## What the exercise asks
Reproduce exactly, and only, the lines running from the start of the entries below to the line containing "ax = fig.add_axes([0.065, 0.09, 0.935, 0.89])".
----------
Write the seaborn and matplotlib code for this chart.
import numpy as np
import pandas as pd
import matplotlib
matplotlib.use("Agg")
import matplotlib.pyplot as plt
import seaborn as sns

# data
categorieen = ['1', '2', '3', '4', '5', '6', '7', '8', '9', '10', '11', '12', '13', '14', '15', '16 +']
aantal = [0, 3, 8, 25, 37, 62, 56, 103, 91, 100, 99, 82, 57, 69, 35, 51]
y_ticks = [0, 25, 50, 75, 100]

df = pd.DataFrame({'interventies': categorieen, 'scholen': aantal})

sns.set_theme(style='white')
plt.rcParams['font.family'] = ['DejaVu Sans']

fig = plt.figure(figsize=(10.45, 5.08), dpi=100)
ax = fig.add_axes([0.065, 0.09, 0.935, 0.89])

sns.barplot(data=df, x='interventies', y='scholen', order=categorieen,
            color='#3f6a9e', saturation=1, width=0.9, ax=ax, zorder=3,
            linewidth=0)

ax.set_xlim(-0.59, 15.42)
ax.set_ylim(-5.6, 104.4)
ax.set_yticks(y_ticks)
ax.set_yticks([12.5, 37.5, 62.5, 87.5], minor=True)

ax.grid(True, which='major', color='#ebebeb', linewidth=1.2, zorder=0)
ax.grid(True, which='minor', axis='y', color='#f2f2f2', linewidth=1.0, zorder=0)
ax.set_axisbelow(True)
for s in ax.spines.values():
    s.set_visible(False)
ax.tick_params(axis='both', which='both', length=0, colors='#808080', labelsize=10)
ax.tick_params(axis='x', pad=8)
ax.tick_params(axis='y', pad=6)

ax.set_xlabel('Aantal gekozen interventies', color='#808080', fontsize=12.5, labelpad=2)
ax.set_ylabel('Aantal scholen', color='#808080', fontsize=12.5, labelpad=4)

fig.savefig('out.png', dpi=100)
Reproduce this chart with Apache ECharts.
----------
## The response
Write the seaborn and matplotlib code for this chart.
import numpy as np
import pandas as pd
import matplotlib
matplotlib.use("Agg")
import matplotlib.pyplot as plt
import seaborn as sns

# data
categorieen = ['1', '2', '3', '4', '5', '6', '7', '8', '9', '10', '11', '12', '13', '14', '15', '16 +']
aantal = [0, 3, 8, 25, 37, 62, 56, 103, 91, 100, 99, 82, 57, 69, 35, 51]
y_ticks = [0, 25, 50, 75, 100]

df = pd.DataFrame({'interventies': categorieen, 'scholen': aantal})

sns.set_theme(style='white')
plt.rcParams['font.family'] = ['DejaVu Sans']

fig = plt.figure(figsize=(10.45, 5.08), dpi=100)
ax = fig.add_axes([0.065, 0.09, 0.935, 0.89])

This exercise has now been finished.